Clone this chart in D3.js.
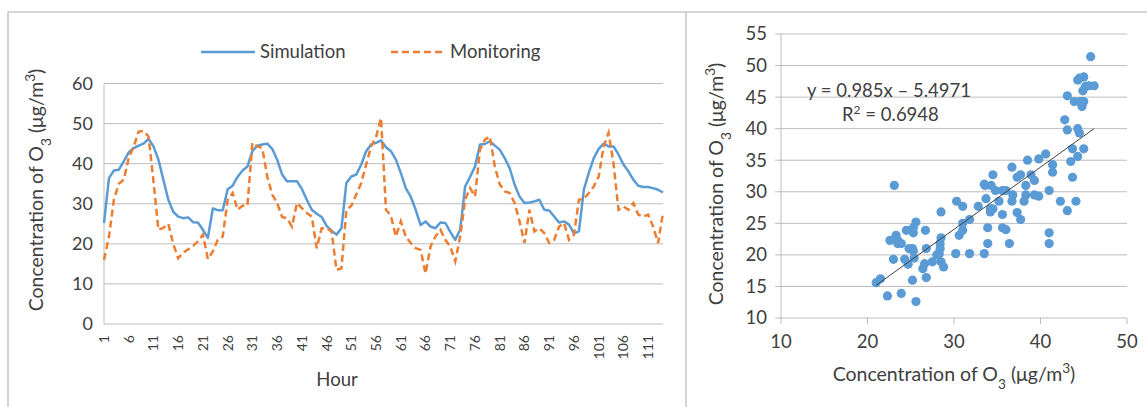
<!DOCTYPE html>
<html>
<head>
<meta charset="utf-8">
<script src="https://cdn.jsdelivr.net/npm/d3@7"></script>
<style>
  body { margin: 0; background: #fff; }
  text { font-family: Lato, 'Open Sans', sans-serif; fill: #404040; }
</style>
</head>
<body>
<svg id="chart" width="1147" height="407"></svg>
<script>
// hourly O3 concentrations (ug/m3), hours 1..114
const hours = d3.range(1, 115);
const hourTicks = [1, 6, 11, 16, 21, 26, 31, 36, 41, 46, 51, 56, 61, 66, 71, 76, 81, 86, 91, 96, 101, 106, 111];

const simulation = [
  25.2, 36.4, 38.3, 38.5, 40.6, 42.8, 43.9, 44.5, 45.0, 46.2,
  44.3, 41.0, 36.0, 31.0, 28.0, 26.8, 26.4, 26.6, 25.4, 25.3,
  23.5, 21.5, 28.8, 28.4, 28.4, 33.6, 34.5, 36.7, 38.3, 39.3,
  43.1, 44.5, 44.8, 45.0, 43.7, 41.0, 37.3, 35.6, 35.6, 35.6,
  33.7, 31.0, 28.5, 27.5, 26.7, 24.5, 23.3, 22.3, 23.9, 35.2,
  36.8, 37.3, 39.8, 43.1, 44.8, 45.2, 45.8, 44.1, 43.1, 41.0,
  37.7, 33.9, 31.8, 28.5, 24.7, 25.6, 24.3, 23.9, 25.3, 25.2,
  23.0, 21.0, 23.5, 34.3, 36.7, 39.3, 44.8, 44.9, 45.6, 44.5,
  43.5, 41.4, 38.9, 34.8, 31.8, 30.2, 30.3, 30.6, 31.0, 28.5,
  28.3, 26.8, 25.3, 25.6, 24.8, 22.6, 23.1, 33.5, 37.7, 41.4,
  43.7, 45.0, 44.3, 44.3, 42.3, 39.8, 38.1, 36.0, 34.5, 34.2,
  34.2, 33.9, 33.5, 32.8
];

const monitoring = [
  16.0, 21.8, 31.0, 35.0, 36.0, 41.4, 44.3, 48.0, 48.2, 46.8,
  35.6, 23.5, 24.0, 25.0, 20.0, 16.4, 17.8, 18.6, 19.5, 20.6,
  22.3, 16.2, 18.1, 21.0, 21.8, 31.0, 32.7, 28.5, 29.5, 29.5,
  45.2, 44.3, 43.9, 36.8, 32.3, 30.2, 26.7, 26.4, 24.3, 30.2,
  28.9, 27.7, 26.8, 18.9, 23.9, 23.9, 23.1, 13.5, 13.9, 28.5,
  29.5, 32.3, 35.2, 39.8, 44.3, 46.7, 51.4, 28.5, 27.0, 21.8,
  25.6, 21.8, 20.2, 18.9, 18.5, 12.6, 19.3, 21.8, 23.5, 21.0,
  19.3, 15.6, 21.8, 31.0, 33.9, 31.8, 43.5, 46.0, 46.8, 39.3,
  34.8, 33.1, 32.7, 30.2, 25.6, 20.2, 28.5, 23.1, 23.9, 22.7,
  20.2, 21.0, 24.3, 25.2, 21.0, 22.3, 31.0, 31.2, 32.7, 34.3,
  36.8, 44.3, 47.7, 40.0, 28.5, 29.3, 28.5, 30.2, 27.3, 26.8,
  27.3, 24.3, 20.2, 27.7
];

const seriesNames = ['Simulation', 'Monitoring'];
const lineTicks = [0, 10, 20, 30, 40, 50, 60];
const scatterXTicks = [10, 20, 30, 40, 50];
const scatterYTicks = [10, 15, 20, 25, 30, 35, 40, 45, 50, 55];
const slope = 0.985;
const intercept = -5.4971;
const rSquared = 0.6948;

const blue = '#5b9bd5';
const orange = '#ed7d31';
const grid = '#bcbcbc';

const svg = d3.select('#chart');

// panel frames
svg.append('path')
  .attr('d', 'M8,407 V12 H1147 M686,12 V407')
  .attr('fill', 'none')
  .attr('stroke', '#c8c8c8')
  .attr('stroke-width', 1.5);

// O3 label with sub/superscript
function o3Label(sel) {
  sel.append('tspan').text('Concentration of O');
  sel.append('tspan').attr('baseline-shift', 'sub').attr('font-size', '70%').text('3');
  sel.append('tspan').text(' (μg/m');
  sel.append('tspan').attr('baseline-shift', 'super').attr('font-size', '70%').text('3');
  sel.append('tspan').text(')');
}

// ---------- left: time series ----------
const x = d3.scalePoint().domain(hours).range([104, 663]);
const y = d3.scaleLinear().domain([0, 60]).range([324, 83.5]);

const left = svg.append('g');

left.append('g')
  .selectAll('line')
  .data(lineTicks.slice(1))
  .join('line')
  .attr('x1', 104).attr('x2', 663)
  .attr('y1', d => y(d)).attr('y2', d => y(d))
  .attr('stroke', grid);

left.append('path')
  .attr('d', `M104,${y(60)} V${y(0)} H663`)
  .attr('fill', 'none')
  .attr('stroke', grid);

left.append('g')
  .selectAll('text')
  .data(lineTicks)
  .join('text')
  .attr('x', 93)
  .attr('y', d => y(d))
  .attr('dy', '0.35em')
  .attr('text-anchor', 'end')
  .attr('font-size', 18)
  .text(d => d);

left.append('g')
  .selectAll('text')
  .data(hourTicks)
  .join('text')
  .attr('transform', d => `translate(${x(d)},335) rotate(-90)`)
  .attr('dy', '0.35em')
  .attr('text-anchor', 'end')
  .attr('font-size', 14)
  .text(d => d);

const line = d3.line()
  .x((d, i) => x(hours[i]))
  .y(d => y(d));

left.append('path')
  .datum(simulation)
  .attr('d', line)
  .attr('fill', 'none')
  .attr('stroke', blue)
  .attr('stroke-width', 2.5)
  .attr('stroke-linejoin', 'round');

left.append('path')
  .datum(monitoring)
  .attr('d', line)
  .attr('fill', 'none')
  .attr('stroke', orange)
  .attr('stroke-width', 2.5)
  .attr('stroke-dasharray', '7,4');

// legend
const legend = left.append('g')
  .selectAll('g')
  .data(seriesNames)
  .join('g')
  .attr('transform', (d, i) => `translate(${i ? 391 : 201},52)`);

legend.append('line')
  .attr('x2', 54)
  .attr('stroke', (d, i) => (i ? orange : blue))
  .attr('stroke-width', 2.5)
  .attr('stroke-dasharray', (d, i) => (i ? '7,4' : null));

legend.append('text')
  .attr('x', 59)
  .attr('dy', '0.35em')
  .attr('font-size', 18.5)
  .text(d => d);

left.append('text')
  .attr('transform', 'translate(43,190) rotate(-90)')
  .attr('text-anchor', 'middle')
  .attr('font-size', 19.5)
  .call(o3Label);

left.append('text')
  .attr('x', 337)
  .attr('y', 386)
  .attr('text-anchor', 'middle')
  .attr('font-size', 18.5)
  .text('Hour');

// ---------- right: scatter ----------
const sx = d3.scaleLinear().domain([10, 50]).range([781, 1127]);
const sy = d3.scaleLinear().domain([10, 55]).range([318, 34]);

const right = svg.append('g');

right.append('g')
  .selectAll('line')
  .data(scatterYTicks)
  .join('line')
  .attr('x1', 775).attr('x2', 1127)
  .attr('y1', d => sy(d)).attr('y2', d => sy(d))
  .attr('stroke', grid);

right.append('line')
  .attr('x1', 781).attr('x2', 781)
  .attr('y1', sy(55)).attr('y2', sy(10))
  .attr('stroke', grid);

right.append('g')
  .selectAll('line')
  .data(scatterXTicks)
  .join('line')
  .attr('x1', d => sx(d)).attr('x2', d => sx(d))
  .attr('y1', sy(10)).attr('y2', sy(10) + 6)
  .attr('stroke', grid);

right.append('g')
  .selectAll('text')
  .data(scatterYTicks)
  .join('text')
  .attr('x', 767)
  .attr('y', d => sy(d))
  .attr('dy', '0.35em')
  .attr('text-anchor', 'end')
  .attr('font-size', 18.5)
  .text(d => d);

right.append('g')
  .selectAll('text')
  .data(scatterXTicks)
  .join('text')
  .attr('x', d => sx(d))
  .attr('y', 348)
  .attr('text-anchor', 'middle')
  .attr('font-size', 18.5)
  .text(d => d);

right.append('g')
  .selectAll('circle')
  .data(simulation)
  .join('circle')
  .attr('cx', d => sx(d))
  .attr('cy', (d, i) => sy(monitoring[i]))
  .attr('r', 4.6)
  .attr('fill', blue);

const [minX, maxX] = d3.extent(simulation);
right.append('line')
  .attr('x1', sx(minX)).attr('y1', sy(slope * minX + intercept))
  .attr('x2', sx(maxX)).attr('y2', sy(slope * maxX + intercept))
  .attr('stroke', '#404040')
  .attr('stroke-width', 1);

right.append('text')
  .attr('x', 807)
  .attr('y', 97)
  .attr('font-size', 18.5)
  .text(`y = ${slope}x – ${-intercept}`);

const r2 = right.append('text')
  .attr('x', 842)
  .attr('y', 121)
  .attr('font-size', 18.5);
r2.append('tspan').text('R');
r2.append('tspan').attr('baseline-shift', 'super').attr('font-size', '65%').text('2');
r2.append('tspan').text(` = ${rSquared}`);

right.append('text')
  .attr('transform', 'translate(723,184) rotate(-90)')
  .attr('text-anchor', 'middle')
  .attr('font-size', 19.5)
  .call(o3Label);

right.append('text')
  .attr('x', 954)
  .attr('y', 381)
  .attr('text-anchor', 'middle')
  .attr('font-size', 19.5)
  .call(o3Label);
</script>
</body>
</html>
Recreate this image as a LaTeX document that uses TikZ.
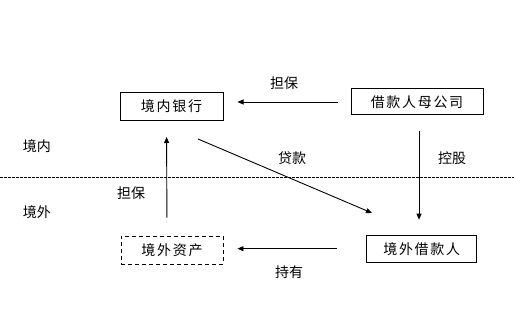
\documentclass[tikz,border=0pt]{standalone}
\usepackage{fontspec}
\usepackage{tikz}
\usetikzlibrary{arrows.meta}
\newfontfamily\cjk{Noto Sans CJK SC}
\newfontfamily\cjkbox[LetterSpace=12]{Noto Sans CJK SC}
\tikzset{
  ar/.style={-{Triangle[length=6pt,width=5pt]},line width=0.9pt},
  box/.style={draw,line width=1pt,minimum height=28pt,inner sep=0pt,font=\cjkbox\fontsize{14}{14}\selectfont},
  dbox/.style={box,line width=0.9pt,dash pattern=on 4pt off 3pt},
  lbl/.style={font=\cjk\fontsize{14}{14}\selectfont,inner sep=1pt}
}
\begin{document}
\begin{tikzpicture}[x=1pt,y=-1pt]
\useasboundingbox (0,0) rectangle (514,320);
% boxes
\node[box,minimum width=103pt] (bank) at (171.5,106.5) {境内银行};
\node[box,minimum width=132pt,minimum height=26pt] (parent) at (417,102) {借款人母公司};
\node[dbox,minimum width=102pt] (asset) at (172,250) {境外资产};
\node[box,minimum width=110pt,minimum height=27pt] (borrower) at (421.7,248.7) {境外借款人};
% border line
\draw[line width=0.8pt,dash pattern=on 2.5pt off 1.5pt] (0,177) -- (514,177);
\node[lbl] (inside) at (37,146) {境内};
\node[lbl] (outside) at (37,212) {境外};
% arrows
\draw[ar,shorten <=13pt,shorten >=14pt] (parent.west) -- (bank.east |- parent.west);
\node[lbl] (gtop) at (284,83) {担保};
\draw[ar,shorten <=18pt,shorten >=16pt] ([xshift=-5pt]asset.north) -- ([xshift=-5pt]bank.south);
\node[lbl] (gleft) at (131,193) {担保};
\coordinate (d1) at (198,139);
\coordinate (d2) at (372,213);
\draw[ar] (d1) -- (d2);
\node[lbl] (loan) at (292,158) {贷款};
\draw[ar,shorten <=16pt,shorten >=15pt] ([xshift=2pt]parent.south) -- ([xshift=2pt]parent.south |- borrower.north);
\node[lbl] (ctrl) at (452,158) {控股};
\draw[ar,shorten <=29pt,shorten >=14pt] (borrower.west) -- (asset.east |- borrower.west);
\node[lbl] (hold) at (289,272) {持有};
\end{tikzpicture}
\end{document}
○ ○ ○ ○ ○ ○ ○
(Exercise objective): Find "chart". Copy every line it occurs in.

(Response below):
Clone this chart in D3.js.
<svg id="chart" width="1147" height="407"></svg>
const svg = d3.select('#chart');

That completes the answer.